"Hey Eliphaz, I'm depressed, scratching between my boils with a shard of broken pottery"
"No worries, I'll tell you you're sinful in a poem off the top of my head."
*cue the harp here*
"Did this really happen, or is it just some kind of crazy metaphor?" I asked. I guess it makes more sense to believe that there was a guy named Job who's life stunk for awhile than to believe that God would become a man to save the people that would kill him. I believe the latter of the two. It makes sense to believe the former.
So then the fourth time (this morning) I remembered that Job's friends weren't really any help to him, or so it's been said to me. But as far as I could gather, everything they were telling him was true; he just knew it already, and expressed as much. So Job spent 40 chapters whining about how righteous he was, how he was being punished for no reason, and on and on and on and on.
I wanted to play Eliphaz and be like "DUDE. You self-righteous, arrogant, whining little boy. SHUT. UP. Yes. Everyone's dead, but you shook that one off like a champ. Yes, you hurt. But you crying about it isn't going to solve anything."
While I am only about halfway through Job, the little booger is irritating me. I'm gonna be excited when God shows up, rocks his world, and puts Job back in his place.

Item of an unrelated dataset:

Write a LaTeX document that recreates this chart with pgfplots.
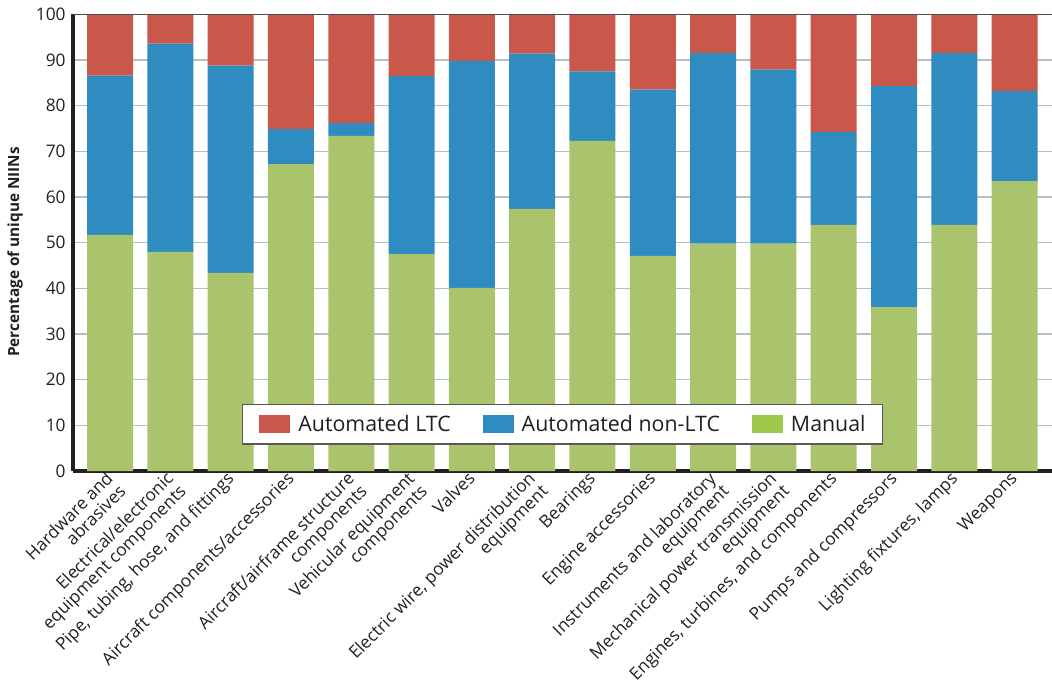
\documentclass[border=0pt]{standalone}
\usepackage{pgfplots}
\pgfplotsset{compat=1.18}
\usepackage{pgfplotstable}
\usepackage{fontspec}
\setmainfont{Open Sans}

\definecolor{ltc}{HTML}{C9574A}
\definecolor{nonltc}{HTML}{2E8CC0}
\definecolor{manual}{HTML}{AAC46D}
\definecolor{manualkey}{HTML}{A0C84C}
\definecolor{gridc}{HTML}{B5BFC6}
\definecolor{ink}{HTML}{231F20}

% shares of unique NIINs by group (percent)
\pgfplotstableread{
x manual nonltc ltc
0  51.7 34.9 13.4
1  48.0 45.6  6.4
2  43.4 45.4 11.2
3  67.2  7.7 25.1
4  73.4  2.8 23.8
5  47.5 39.0 13.5
6  40.1 49.7 10.2
7  57.4 34.0  8.6
8  72.3 15.2 12.5
9  47.1 36.4 16.5
10 49.8 41.7  8.5
11 49.8 38.1 12.1
12 53.9 20.3 25.8
13 35.9 48.4 15.7
14 53.9 37.6  8.5
15 63.5 19.7 16.8
}\niins

\begin{document}
\begin{tikzpicture}
\path[use as bounding box] (-54.75pt,-162.75pt) rectangle (734.25pt,353.25pt);
\begin{axis}[
  scale only axis,
  width=734.25pt, height=342.45pt,
  ybar stacked,
  bar width=34.5pt,
  xmin=-0.614, xmax=15.62,
  ymin=0, ymax=100,
  xtick=data,
  xticklabels={
    {Hardware and\\abrasives},
    {Electrical/electronic\\equipment components},
    {Pipe, tubing, hose, and fittings},
    {Aircraft components/accessories},
    {Aircraft/airframe structure\\components},
    {Vehicular equipment\\components},
    {Valves},
    {Electric wire, power distribution\\equipment},
    {Bearings},
    {Engine accessories},
    {Instruments and laboratory\\equipment},
    {Mechanical power transmission\\equipment},
    {Engines, turbines, and components},
    {Pumps and compressors},
    {Lighting fixtures, lamps},
    {Weapons}},
  ytick={0,10,...,100},
  axis x line*=bottom,
  axis y line*=left,
  axis line style={ink, line width=2.3pt},
  major tick length=0pt,
  ymajorgrids,
  grid style={gridc, line width=1.1pt},
  tick label style={ink, font=\fontsize{13}{14}\selectfont},
  yticklabel style={xshift=-2pt},
  xticklabel style={xshift=-4pt, yshift=2pt, rotate=45, anchor=north east,
    align=right, font=\fontsize{13}{13.5}\selectfont, inner sep=1pt},
  /pgf/number format/assume math mode=true,
  ylabel={\bfseries Percentage of unique NIINs},
  ylabel style={ink, font=\fontsize{11.5}{12}\selectfont,
    at={(axis description cs:-0.0592,0.48)}, anchor=center},
  legend columns=3,
  legend style={at={(0.5,0.102)}, anchor=center, draw=ink!75,
    line width=1.1pt, fill=white, inner xsep=12.75pt, inner ysep=6pt,
    font=\fontsize{16}{17}\selectfont, text=ink,
    nodes={inner xsep=0pt},
    /tikz/every odd column/.append style={column sep=6pt},
    /tikz/every even column/.append style={column sep=24pt}},
  legend image code/.code={\fill[#1] (0pt,-6.75pt) rectangle (23.25pt,6.75pt);},
  after end axis/.code={\draw[ink!80, line width=1.1pt]
    (rel axis cs:0,1) -- (rel axis cs:1,1);},
]
\addlegendimage{fill=ltc, draw=none}
\addlegendentry{Automated LTC}
\addlegendimage{fill=nonltc, draw=none}
\addlegendentry{Automated non-LTC}
\addlegendimage{fill=manualkey, draw=none}
\addlegendentry{Manual}
\addplot[fill=manual, draw=none, forget plot] table[x=x, y=manual] {\niins};
\addplot[fill=nonltc, draw=none, forget plot] table[x=x, y=nonltc] {\niins};
\addplot[fill=ltc, draw=none, forget plot] table[x=x, y=ltc] {\niins};
\end{axis}
\end{tikzpicture}
\end{document}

I say this knowing that we all whine every now and again. I feel like I've been whining my whole life. We even whine when our friends try to help, but we don't want to hear it because all we know is our own pain. While many of us don't get the fireworks that Job does, I know I could use one when I whine about my life. Especially because I have a job, a place to live, food to eat, friends and family that love me, a church to attend that isn't in danger of getting torched, five quilts on my bed, and an air purifier on top of my dresser.
So I'll fight through Job. It'll probably still confuse me, but it seems I take something different from it every time.